安安被抱着,指着那头的病房,“在里面,手痛痛。”
没多久,别墅就来了一个女人,将安安抱了回去,而顾瑾年则看着站在那里的陈洁,“陈小姐如果有事,先回去就行,这边我一个人照顾!”
陈洁本想在这里多呆一阵子,可谁知道,这男人竟然跟自己说这样的话,她再厚着脸皮继续呆着,很显然不太像那么回事。
“那顾少爷帮我好好照顾苏夏,我先走了。”
她拎着包,虽然心有不甘,可还是走了,走的时候,她站在电梯,看着男人整了整衣服,走了进去。
那个文件,难道说他没看到吗?
为什么表现出来如此的淡然处之?
还说是已经看了,觉得无所谓?
陈洁也觉得自己头部开始疼了,这么一段时间没睡好,果然是要命的,她刚一出医院,就看着几个穿着制服的男人进来。
几乎是擦肩而过。
而此刻,陈洁早就已经把衣服都拿掉了,帽子什么的都在苏夏的头上,这些人自然是找不到她的,更不会认识。
她拦了一辆出租车,就这么离开了。
而病房,此刻苏夏以为是陈洁进来了,刚想说,“陈洁,你先回去好了,我等会自己回去就成!”
陈洁的工作很忙,她也是知道的,否则也不会这么长时间不见人,还需要打电话约她见面。
她怕她在这里,耽误她的时间。
如今,他们出了那个岛屿,就已经不是主仆关系,她既然热爱做着行业,她自然是支持的。
毕竟,有梦想的人,比她这个没梦想的人要好了不知道多少倍。
可一抬头,没听到什么声音,却看着那人,高大挺拔的身影出现在眼前,眼底带着关切的询问,“还疼不疼?”
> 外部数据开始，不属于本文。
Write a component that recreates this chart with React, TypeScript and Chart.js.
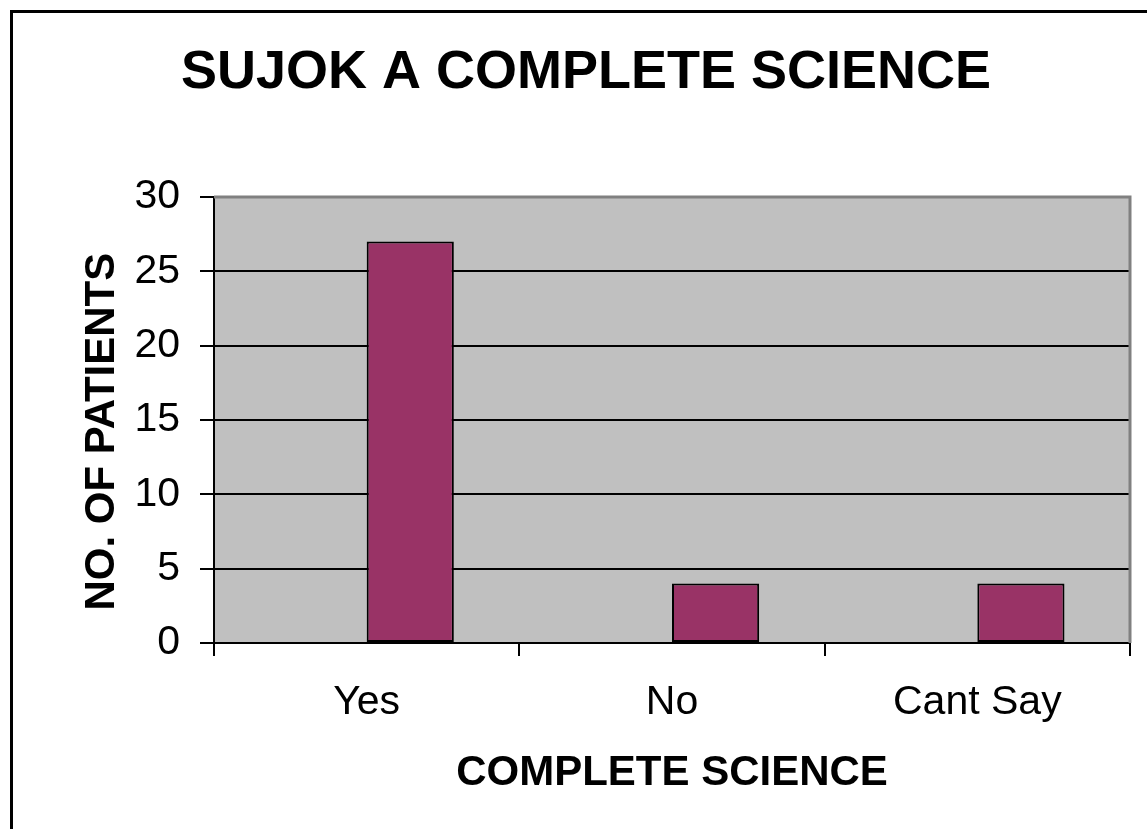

苏夏看着自己被包的很肿的手,一时间,没有想到这个男人会过来,这会儿眸子瞪了很大,“不疼,水不是很烫。”
“你还想再烫些?”
苏夏拧着眉头,“……我的意思是,我没事。”
“女孩子逞强不好。”
苏夏,“……”
其实有些时候,苏夏觉得会喜欢顾瑾年,其实真的是很正常的一件事,他虽然不太会说情话,可不知道怎么的,心就会朝着他靠上去。
可能,那就是心动。
那是跟南明逸在一起所没有的。
她很喜欢那样的感觉,可一方面,她又觉得自己这三年跟南明逸在一起,愧对于她。
苏夏不知道以前她是不是很纠结的一个人,可到如今,她却是这样,举步艰难。
她倏尔想起来那个认识的律师,也不知道给她回音了吗?
“顾瑾年,我想出院了。”
“嗯?”
“这地方觉得闷闷的,不太舒服。”
“觉得在我身边还不舒服?”
苏夏,“……我不是这个意思,就是想出院了,也想安安。”
“等医生过来,他同意,你就回去。”
苏夏嘀咕了一声,“……他肯定巴不得我多住一阵子。”
见他不说话,瞧着她。
她顿了顿,似乎胆子大了一些,因为顾瑾年其实并没有多少的气势在那,反正在自己面前的时候,非常的好相处。于是,她又继续开口,“住在这样高级的病房,一天都得花费好多钱,那医生肯定巴不得我一直住在这里,这样,他们的收入不就高了,不过,我就伤了手,而且也不是很严重,你看,我的手动起来也
不疼了,其实连包扎都不用包的。”
话音未落,那医生不知道什么时候进来的。
也不知道在这里停了多久。
顿时,苏夏有些不好意思,这男人,怎么人家进来了也不跟自己说,害的……
“少爷,少奶奶的情况可以出院!不过药还是要涂的,这段时间,回去别碰水,以防止感染……”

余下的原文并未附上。